Speech To Text Enhancement Engine
CMUSphinx is a speaker-independent large vocabulary continuous speech recognizer released under BSD style license .
This Enhancement engine uses Sphinx4 library to convert the captured audio. Media (audio/video) data file is parsed with the ContentItem. Audio speech is than extracted by Sphinx to 'plain/text' with the annotation of temporal position of the extracted text. Sphinix uses acoustic model, dictionary model and language model to map the utterances with the text, so the engine will also provide support of uploading acoustic model and language model.
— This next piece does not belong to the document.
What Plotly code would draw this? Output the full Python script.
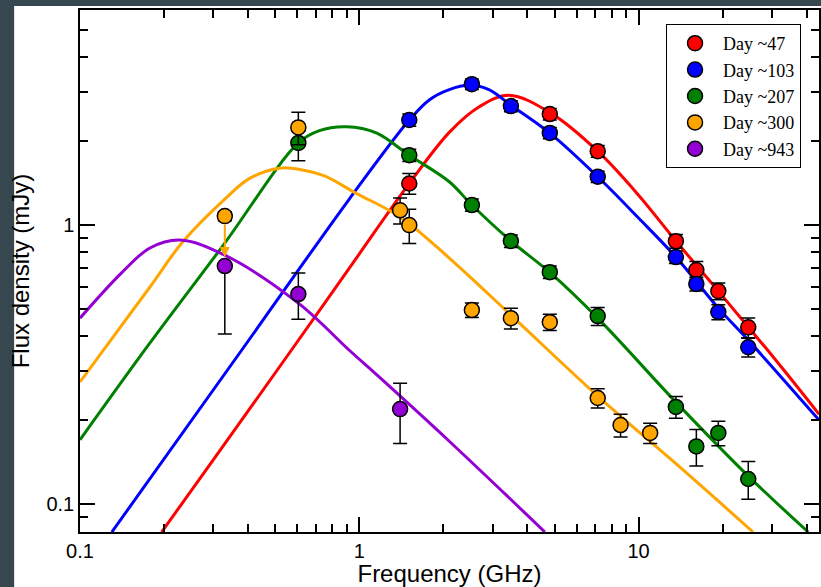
import math
import plotly.graph_objects as go

# ---------------- data ----------------
labels = ["Day ~47", "Day ~103", "Day ~207", "Day ~300", "Day ~943"]
colors = ["#ff0000", "#0000ff", "#008000", "#ffa500", "#9400d3"]

# measured points (GHz, mJy, error mJy)
freq47 = [1.51, 4.81, 7.14, 13.6, 16.1, 19.3, 24.7]
flux47 = [1.41, 2.50, 1.84, 0.876, 0.69, 0.58, 0.43]
err47 = [0.12, 0.12, 0.09, 0.05, 0.05, 0.04, 0.035]

freq103 = [1.51, 2.53, 3.49, 4.81, 7.14, 13.6, 16.1, 19.3, 24.7]
flux103 = [2.38, 3.20, 2.67, 2.14, 1.49, 0.768, 0.615, 0.488, 0.365]
err103 = [0.12, 0.14, 0.12, 0.10, 0.07, 0.04, 0.035, 0.03, 0.028]

freq207 = [0.605, 1.51, 2.53, 3.49, 4.81, 7.14, 13.6, 16.1, 19.3, 24.7]
flux207 = [1.97, 1.78, 1.18, 0.877, 0.678, 0.472, 0.223, 0.161, 0.18, 0.123]
err207 = [0.27, 0.09, 0.06, 0.045, 0.035, 0.035, 0.02, 0.024, 0.018, 0.019]

freq300 = [0.33, 0.605, 1.40, 1.51, 2.53, 3.49, 4.81, 7.14, 8.62, 11.0]
flux300 = [1.077, 2.24, 1.13, 1.0, 0.496, 0.464, 0.449, 0.24, 0.192, 0.18]
err300 = [0.04, 0.30, 0.12, 0.14, 0.03, 0.04, 0.03, 0.019, 0.018, 0.015]

freq943 = [0.33, 0.605, 1.40]
flux943 = [0.713, 0.566, 0.219]
errp943 = [0.0, 0.107, 0.052]
errm943 = [0.306, 0.106, 0.054]

# model curves
cfreq47 = [0.196, 0.30, 0.571, 0.921, 1.51, 2.10, 2.68, 3.43, 4.85, 7.14, 10.0, 13.6, 19.3, 24.7, 30.4, 44.3]
cflux47 = [0.0794, 0.144, 0.356, 0.701, 1.41, 2.15, 2.65, 2.92, 2.52, 1.84, 1.28, 0.877, 0.580, 0.431, 0.336, 0.21]

cfreq103 = [0.130, 0.379, 0.921, 1.51, 1.78, 2.10, 2.47, 2.91, 3.49, 4.8, 7.14, 10.0, 13.6, 19.3, 24.7, 44.3]
cflux103 = [0.0794, 0.356, 1.24, 2.38, 2.81, 3.06, 3.17, 3.06, 2.69, 2.14, 1.49, 1.06, 0.768, 0.504, 0.387, 0.20]

cfreq207 = [0.1, 0.178, 0.324, 0.605, 0.72, 0.90, 1.15, 1.51, 2.10, 2.53, 3.49, 4.8, 7.14, 13.6, 24.7, 40.5]
cflux207 = [0.170, 0.378, 0.841, 1.97, 2.18, 2.25, 2.14, 1.78, 1.43, 1.18, 0.877, 0.678, 0.464, 0.232, 0.126, 0.0794]

cfreq300 = [0.1, 0.178, 0.233, 0.33, 0.405, 0.518, 0.62, 0.75, 0.975, 1.40, 2.10, 3.49, 7.14, 13.9, 25.7]
cflux300 = [0.274, 0.60, 0.87, 1.24, 1.47, 1.60, 1.58, 1.50, 1.30, 1.07, 0.762, 0.476, 0.244, 0.137, 0.0794]

cfreq943 = [0.1, 0.14, 0.178, 0.228, 0.33, 0.605, 0.921, 1.18, 2.10, 4.62]
cflux943 = [0.464, 0.67, 0.828, 0.884, 0.78, 0.525, 0.356, 0.285, 0.168, 0.0794]

# upper-limit style arrow on the Day ~300 point at 0.33 GHz
arrow_freq = 0.33
arrow_from = 1.077
arrow_to = 0.768

x_major = [0.1, 1, 10]
x_major_text = ["0.1", "1", "10"]
x_minor = [0.2, 0.3, 0.4, 0.5, 0.6, 0.7, 0.8, 0.9, 2, 3, 4, 5, 6, 7, 8, 9, 20, 30, 40]
y_major = [0.1, 1]
y_major_text = ["0.1", "1"]
y_minor = [0.08, 0.09, 0.2, 0.3, 0.4, 0.5, 0.6, 0.7, 0.8, 0.9, 2, 3, 4, 5, 6]

# ---------------- figure ----------------
points = [
    (freq47, flux47, err47, err47),
    (freq103, flux103, err103, err103),
    (freq207, flux207, err207, err207),
    (freq300, flux300, err300, err300),
    (freq943, flux943, errp943, errm943),
]
curves = [
    (cfreq47, cflux47), (cfreq103, cflux103), (cfreq207, cflux207),
    (cfreq300, cflux300), (cfreq943, cflux943),
]

fig = go.Figure()
for (cx, cy), col in zip(curves, colors):
    fig.add_trace(go.Scatter(x=cx, y=cy, mode="lines",
                             line=dict(color=col, width=3, shape="spline", smoothing=1.0),
                             showlegend=False, hoverinfo="skip"))

for (px, py, ep, em), col, lab in zip(points, colors, labels):
    fig.add_trace(go.Scatter(
        x=px, y=py, mode="markers", name=lab,
        marker=dict(color=col, size=15, line=dict(color="black", width=1.5)),
        error_y=dict(type="data", symmetric=False, array=ep, arrayminus=em,
                     color="black", thickness=1.5, width=7),
    ))

fig.add_annotation(
    x=math.log10(arrow_freq), y=math.log10(arrow_to),
    ax=math.log10(arrow_freq), ay=math.log10(arrow_from),
    xref="x", yref="y", axref="x", ayref="y",
    text="", showarrow=True, arrowhead=2, arrowsize=1, arrowwidth=2,
    arrowcolor=colors[3], startstandoff=7,
)

axis_common = dict(
    type="log", showline=True, linecolor="black", linewidth=1.5, mirror="ticks",
    ticks="inside", ticklen=15, tickwidth=1.5, tickcolor="black",
    showgrid=False, zeroline=False,
    tickfont=dict(family="Liberation Sans, Arial", size=20, color="black"),
)

fig.update_xaxes(
    **axis_common, range=[-1, 1.646],
    tickmode="array", tickvals=x_major, ticktext=x_major_text,
    minor=dict(ticks="inside", ticklen=8, tickwidth=1.5, tickcolor="black",
               tickmode="array", tickvals=x_minor, showgrid=False),
    title=dict(text="Frequency (GHz)", font=dict(family="Liberation Sans, Arial", size=24, color="black"),
               standoff=2),
)
fig.update_yaxes(
    **axis_common, range=[-1.1, 0.771],
    tickmode="array", tickvals=y_major, ticktext=y_major_text,
    minor=dict(ticks="inside", ticklen=8, tickwidth=1.5, tickcolor="black",
               tickmode="array", tickvals=y_minor, showgrid=False),
    title=dict(text="Flux density (mJy)", font=dict(family="Liberation Sans, Arial", size=24, color="black"),
               standoff=10),
)

fig.update_layout(
    width=821, height=587,
    margin=dict(l=80, r=0, t=10, b=55),
    paper_bgcolor="#37474f", plot_bgcolor="white",
    showlegend=True,
    legend=dict(x=0.9757, xanchor="right", y=0.9732, yanchor="top",
                bgcolor="white", bordercolor="black", borderwidth=1,
                font=dict(family="Liberation Serif, Times New Roman", size=18, color="black"),
                itemwidth=46, tracegroupgap=0),
    shapes=[dict(type="rect", xref="paper", yref="paper",
                 x0=-0.0891, x1=1.01, y0=-0.11, y1=1.0077,
                 fillcolor="white", line=dict(width=0), layer="below")],
)

fig.write_html("out.html")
Audio file accepted by Sphinix libraries, accepts sound in following format:
Frequency: 16 kHz
Depth: 16 bit
Type: mono
little-endian byte order
FFmpeg can be used to convert sound file in the above format ffmpeg -i input_file -acodec pcm_s16le -ar 16000 -ac 1 output.wav
- Provide the extracted text
- Enhancement Results keep track of the temporal position of the extracted text within the processed media file.
-
Install Sphinx4 OSGi bundle.
-
Install Sphinx4 Model files
-
Install Sphinx4 Model Provider Service
-
Install Speech To Text Engine Bundle
mvn install -DskipTests -PinstallBundle -Dsling.url=http://localhost:8080/system/console
Default Enhancer usage:
Acoustic Model: [EN-US Generic](http://sourceforge.net/projects/cmusphinx/files/Acoustic%20and%20Language%20Models/US%20English%20Generic%20Acoustic%20Model/en-us.tar.gz/download)
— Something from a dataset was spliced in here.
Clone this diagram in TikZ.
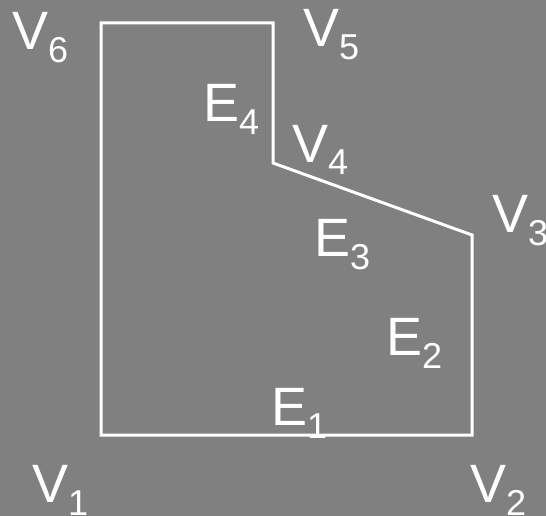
\documentclass[tikz,border=0pt]{standalone}
\usepackage{fontspec}
\setmainfont{Liberation Sans}
\newcommand{\lblsub}[2]{#1\raisebox{-13pt}{\fontsize{36}{36}\selectfont #2}}
\begin{document}
\begin{tikzpicture}[x=1pt,y=-1pt,
  edge/.style={draw=white,line width=3pt,line join=miter},
  lbl/.style={text=white,anchor=base west,inner sep=0pt,font=\fontsize{54}{60}\selectfont}]
\fill[gray] (0,0) rectangle (546,516);
\useasboundingbox (0,0) rectangle (546,516);
\coordinate (v1) at (101,435);
\coordinate (v2) at (472,435);
\coordinate (v3) at (472,235);
\coordinate (v4) at (273,163);
\coordinate (v5) at (273,23);
\coordinate (v6) at (101,23);
\draw[edge] (v1) -- (v2) -- (v3) -- (v4) -- (v5) -- (v6) -- cycle;
\node[lbl] (l6) at (12,50) {\lblsub{V}{6}};
\node[lbl] (l5) at (303,47) {\lblsub{V}{5}};
\node[lbl] (l4) at (292,162) {\lblsub{V}{4}};
\node[lbl] (l3) at (492,232) {\lblsub{V}{3}};
\node[lbl] (l1) at (32,502) {\lblsub{V}{1}};
\node[lbl] (l2) at (470,502) {\lblsub{V}{2}};
\node[lbl] (e4) at (203,122) {\lblsub{E}{4}};
\node[lbl] (e3) at (314,256) {\lblsub{E}{3}};
\node[lbl] (e2) at (386,355) {\lblsub{E}{2}};
\node[lbl] (e1) at (271,425) {\lblsub{E}{1}};
\end{tikzpicture}
\end{document}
Language Model: [en-us.lm.dmp](https://svn.code.sf.net/p/cmusphinx/code/trunk/sphinx4/sphinx4-data/src/main/resources/edu/cmu/sphinx/models/language/en-us.lm.dmp)
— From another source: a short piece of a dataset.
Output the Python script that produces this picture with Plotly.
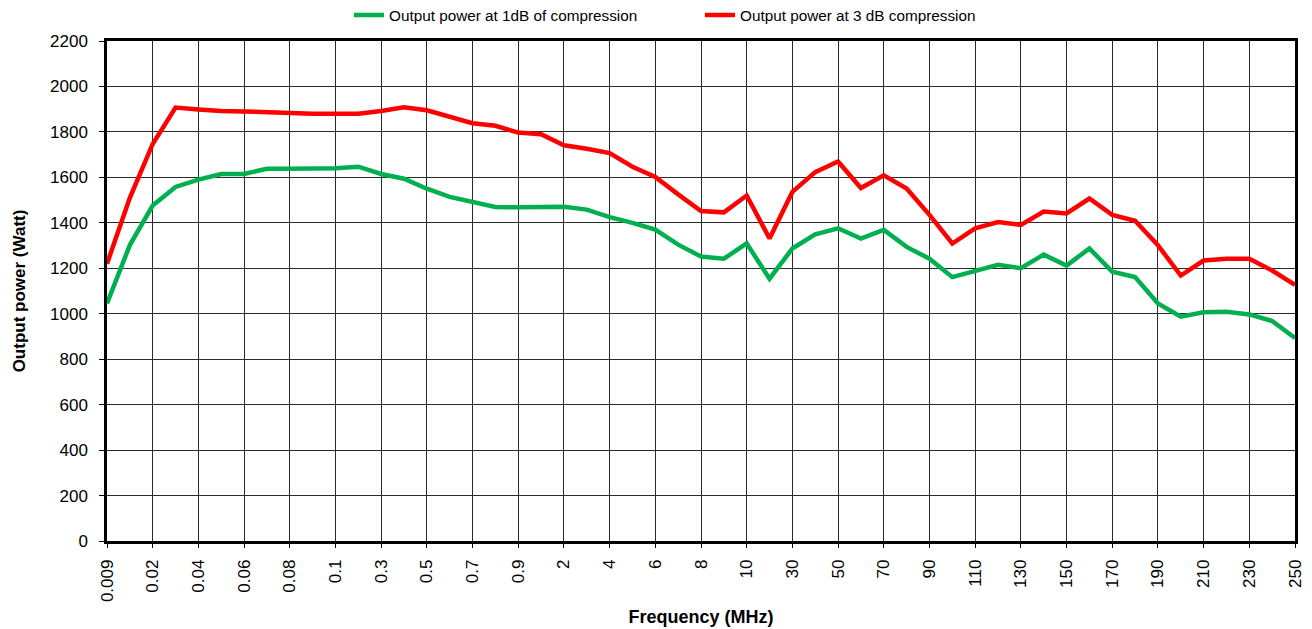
import plotly.graph_objects as go

frequencies = ["0.009", "0.01", "0.02", "0.03", "0.04", "0.05", "0.06", "0.07", "0.08", "0.09",
               "0.1", "0.2", "0.3", "0.4", "0.5", "0.6", "0.7", "0.8", "0.9",
               "1", "2", "3", "4", "5", "6", "7", "8", "9",
               "10", "20", "30", "40", "50", "60", "70", "80", "90",
               "100", "110", "120", "130", "140", "150", "160", "170", "180", "190",
               "200", "210", "220", "230", "240", "250"]

power_1db = [1045, 1302, 1476, 1558, 1590, 1615, 1615, 1638, 1638, 1640,
             1640, 1647, 1615, 1594, 1550, 1514, 1491, 1470, 1468,
             1468, 1471, 1458, 1425, 1400, 1370, 1304, 1252, 1242,
             1309, 1154, 1287, 1349, 1376, 1331, 1369, 1294, 1242,
             1161, 1190, 1215, 1200, 1260, 1212, 1287, 1185, 1161, 1045,
             987, 1006, 1009, 997, 968, 893]

power_3db = [1220, 1510, 1747, 1907, 1899, 1892, 1890, 1886, 1883, 1880,
             1880, 1880, 1892, 1908, 1895, 1865, 1838, 1827, 1797,
             1790, 1741, 1726, 1707, 1647, 1602, 1525, 1452, 1446,
             1520, 1331, 1536, 1623, 1670, 1553, 1609, 1551, 1435,
             1309, 1376, 1403, 1391, 1450, 1441, 1507, 1435, 1409, 1301,
             1168, 1234, 1242, 1242, 1190, 1127]

tick_labels = frequencies[::2]
y_ticks = list(range(0, 2201, 200))

FONT = "Liberation Sans, Arial, sans-serif"

fig = go.Figure()
fig.add_trace(go.Scatter(x=frequencies, y=power_1db, mode="lines",
                         name="Output power at 1dB of compression",
                         line=dict(color="#00B050", width=4.5)))
fig.add_trace(go.Scatter(x=frequencies, y=power_3db, mode="lines",
                         name="Output power at 3 dB compression",
                         line=dict(color="#FF0000", width=4.5)))

fig.update_layout(
    width=1312, height=629,
    margin=dict(l=107, r=17, t=41, b=88),
    paper_bgcolor="white", plot_bgcolor="white",
    font=dict(family=FONT, color="#000000"),
    showlegend=True,
    legend=dict(orientation="h", x=0.2037, xanchor="left",
                yref="container", y=1 - 15 / 629, yanchor="middle",
                font=dict(size=15.3, family=FONT), entrywidth=306, entrywidthmode="pixels",
                bgcolor="rgba(0,0,0,0)"),
    xaxis=dict(type="category", range=[0, len(frequencies) - 1],
               tickmode="array", tickvals=tick_labels, ticktext=tick_labels,
               tickangle=-90, tickfont=dict(size=17, family=FONT), ticklabelstandoff=5,
               showgrid=True, gridcolor="#2a2a2a", gridwidth=1.4,
               showline=True, linecolor="#000000", linewidth=2.5, mirror=True,
               ticks="outside", ticklen=4, tickcolor="#000000",
               title=dict(text="<b>Frequency (MHz)</b>", font=dict(size=18, family=FONT), standoff=10),
               zeroline=False, automargin=False),
    yaxis=dict(range=[0, 2200], tickmode="array", tickvals=y_ticks,
               tickfont=dict(size=17, family=FONT), ticklabelstandoff=8,
               showgrid=True, gridcolor="#2a2a2a", gridwidth=1.4,
               showline=True, linecolor="#000000", linewidth=2.5, mirror=True,
               ticks="outside", ticklen=5, tickcolor="#000000",
               title=dict(text="<b>Output power (Watt)</b>", font=dict(size=17, family=FONT), standoff=21),
               zeroline=False, automargin=False),
)

fig.write_html("out.html", config={"displayModeBar": False},
               post_script="document.body.style.margin='0';")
Dictionary Model: [cmudict.0.6d](https://svn.code.sf.net/p/cmusphinx/code/trunk/sphinx4/sphinx4-data/src/main/resources/edu/cmu/sphinx/models/acoustic/wsj/dict/cmudict.0.6d)
Default enhancer uses the above model to extract text from parsed sound file
Acoustic Model: Bundle name is provided as Acoustic Model files have same name for all types of bundle, stanbol.engines.speechtotext.acoustic.bundlename
Language Model: stanbol.engines.speechtotext.language.model
Dictionary Model: stanbol.engines.speechtotext.dictionary.model
curl -v -X POST -H "Accept: application/rdf+xml" -H "Content-type: audio/wav" -T temp.wav "http://localhost:8090/enhancer/engine/sphinx"
- Sound file: temp.wav in 'test/resources'
- Spoken Text: 1001-90210-01803
- Predicted Text: one zero zero zero one, nine oh two one oh, cyril one eight zero three
Test Cases are deactivated for the engine, as Sphinx4 uses lot of memory to predict results. This might hamper installation of Stanbol bundle.